In all honesty, we could have spent this whole article thinking of creative reasons why none of their defenders possessed the wherewithal to close Aguero down on the edge of their penalty area.

One shuffle later and Kun had created the opening to curl a delightful shot into the bottom left-hand corner of Krul’s goal. You don’t exactly become a world-class striker by looking gift horses in the mouth.

The exhibition received its finishing touches just before an hour had been played.

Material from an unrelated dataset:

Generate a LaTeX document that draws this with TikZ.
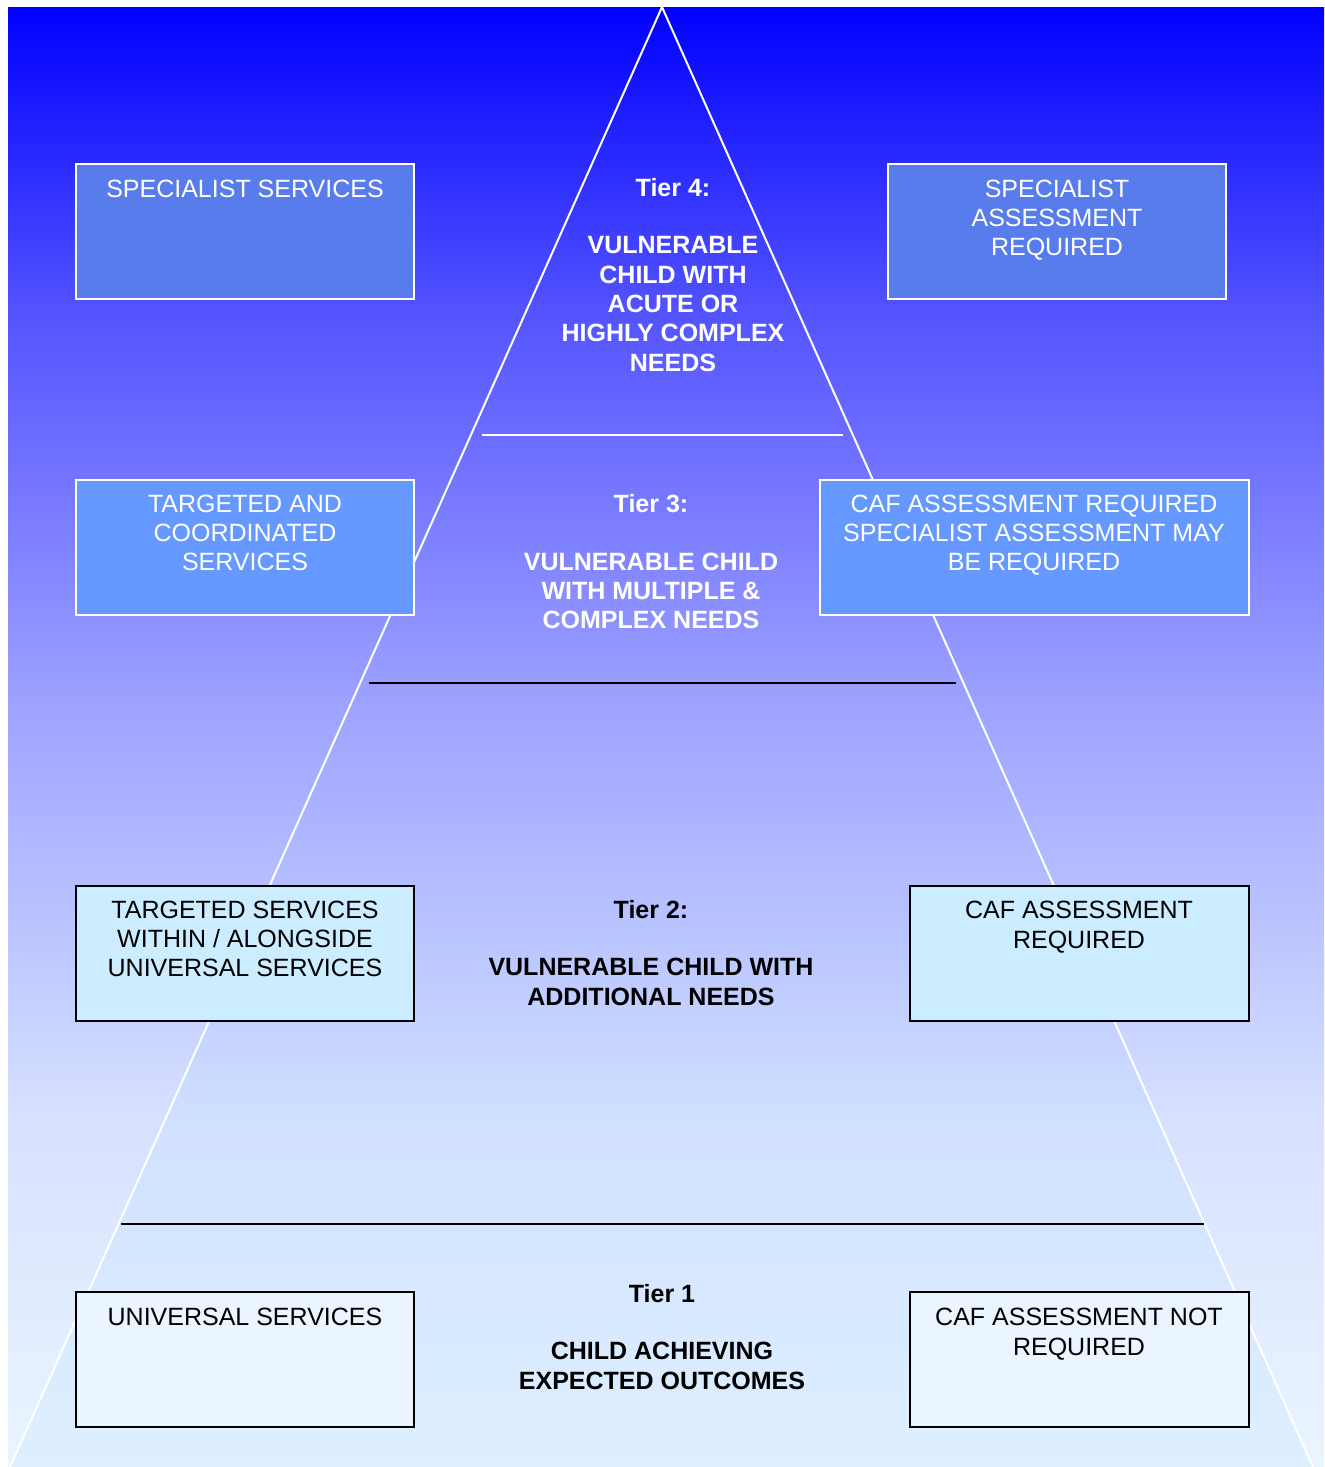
\documentclass[tikz,border=0pt]{standalone}
\usepackage{fontspec}
\setmainfont{Liberation Sans}
\definecolor{bgtop}{RGB}{0,0,255}
\definecolor{bgA}{RGB}{85,85,255}
\definecolor{bgB}{RGB}{160,165,255}
\definecolor{bgC}{RGB}{215,225,255}
\definecolor{bgbot}{RGB}{234,245,255}
\definecolor{trC}{RGB}{208,224,255}
\definecolor{trbot}{RGB}{222,240,255}
\definecolor{boxone}{RGB}{88,124,236}
\definecolor{boxtwo}{RGB}{102,153,255}
\definecolor{boxthree}{RGB}{204,236,255}
\definecolor{boxfour}{RGB}{234,245,255}
\pgfdeclareverticalshading{bgshade}{100bp}{color(0bp)=(bgbot); color(25bp)=(bgbot); color(36.9bp)=(bgC); color(50.6bp)=(bgB); color(64.3bp)=(bgA); color(75bp)=(bgtop); color(100bp)=(bgtop)}
\pgfdeclareverticalshading{trishade}{100bp}{color(0bp)=(trbot); color(25bp)=(trbot); color(36.9bp)=(trC); color(50.6bp)=(bgB); color(64.3bp)=(bgA); color(75bp)=(bgtop); color(100bp)=(bgtop)}
\begin{document}
\begin{tikzpicture}[x=1pt,y=-1pt,
  txt/.style={font=\fontsize{25}{29.3}\selectfont, align=center, inner sep=0pt},
  btxt/.style={txt, font=\fontsize{25}{29.3}\selectfont\bfseries},
  boxbase/.style={draw, line width=2pt, minimum width=338pt, minimum height=135pt, inner sep=0pt, outer sep=0pt, anchor=north west},
  bluebox/.style={boxbase, draw=white, fill=boxone},
  midbox/.style={boxbase, draw=white, fill=boxtwo},
  lightbox/.style={boxbase, draw=black, fill=boxthree},
  palebox/.style={boxbase, draw=black, fill=boxfour},
  triline/.style={draw=white, line width=2pt},
  tierline/.style={line width=2pt}]
\useasboundingbox (0,0) rectangle (1325,1467);
\shade[shading=bgshade] (8,7) rectangle (1324,1467);
% pyramid
\coordinate (apex) at (662,7);
\coordinate (bl) at (10,1467);
\coordinate (br) at (1313,1467);
\shade[shading=trishade] (apex) -- (br) -- (bl) -- cycle;
\draw[triline, line join=miter] (bl) -- (apex) -- (br);
% tier separators
\coordinate (s4l) at (482,435); \coordinate (s4r) at (843,435);
\coordinate (s3l) at (369,683); \coordinate (s3r) at (956,683);
\coordinate (s2l) at (121,1224); \coordinate (s2r) at (1204,1224);
\draw[tierline, draw=white] (s4l) -- (s4r);
\draw[tierline, draw=black] (s3l) -- (s3r);
\draw[tierline, draw=black] (s2l) -- (s2r);
% boxes
\node[bluebox] (b1) at (76,164) {};
\node[bluebox] (b2) at (888,164) {};
\node[midbox] (b3) at (76,480) {};
\node[midbox, minimum width=429pt] (b4) at (820,480) {};
\node[lightbox] (b5) at (76,886) {};
\node[lightbox, minimum width=339pt] (b6) at (910,886) {};
\node[palebox] (b7) at (76,1292) {};
\node[palebox, minimum width=339pt] (b8) at (910,1292) {};
% box texts
\node[txt, text=white] (t1) at (245,189) {SPECIALIST SERVICES};
\node[txt, text=white] (t2) at (1057,220) {SPECIALIST\\ASSESSMENT\\REQUIRED};
\node[txt, text=white] (t3) at (245,533) {TARGETED AND\\COORDINATED\\SERVICES};
\node[txt, text=white] (t4) at (1034,535) {CAF ASSESSMENT REQUIRED\\SPECIALIST ASSESSMENT MAY\\BE REQUIRED};
\node[txt] (t5) at (245,939) {TARGETED SERVICES\\WITHIN / ALONGSIDE\\UNIVERSAL SERVICES};
\node[txt] (t6) at (1079,927) {CAF ASSESSMENT\\REQUIRED};
\node[txt] (t7) at (245,1317) {UNIVERSAL SERVICES};
\node[txt] (t8) at (1079,1334) {CAF ASSESSMENT NOT\\REQUIRED};
% tier texts
\node[btxt, text=white] (tier4) at (673,275) {Tier 4:\\[28pt]VULNERABLE\\CHILD WITH\\ACUTE OR\\HIGHLY COMPLEX\\NEEDS};
\node[btxt, text=white] (tier3) at (651,562) {Tier 3:\\[28pt]VULNERABLE CHILD\\WITH MULTIPLE \&\\COMPLEX NEEDS};
\node[btxt] (tier2) at (651,953) {Tier 2:\\[28pt]VULNERABLE CHILD WITH\\ADDITIONAL NEEDS};
\node[btxt] (tier1) at (662,1337) {Tier 1\\[28pt]CHILD ACHIEVING\\EXPECTED OUTCOMES};
\end{tikzpicture}
\end{document}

De Bruyne, who was busy producing a performance that moonlighted as a metaphorical middle finger towards Jose Mourinho, hooked a precise ball along the floor towards the back post.

While the poultry wearing black and white stripes panicked and floundered, the fox-like Aguero stole in to slide home his fifth goal in a 20-minute window.

City boss Manuel Pellegrini, perhaps showing the lack of killer instinct that precluded him from being one of the great managers, took pity on Newcastle at this point and withdrew their tormentor with 25 minutes still to complete.

His substitution was theatrically booed by the City support before all four corners of the stadium stood and applauded what Aguero had achieved on a dank autumn afternoon in Manchester.

It was a performance that got everybody excited. The normally zen-like Pelligrini told reporters afterwards: “After what we have seen today, of course, Kun [Aguero] is at that level. I have already said that, after Ronaldo and Messi, he is the best player in the world.”

Zabaleta endorsed this opinion and said: “We’ve been talking recently about him being among the best strikers in the world and for sure, he is one of them. We can definitely put him up there with the best there is – [Luis] Suarez, Messi, Neymar, [Karim] Benzema. He’s at that same level.”

Only now are we quite realising how brilliant Aguero as the dust settles on his brilliant career.

All those associated with Newcastle will need no such amnesty.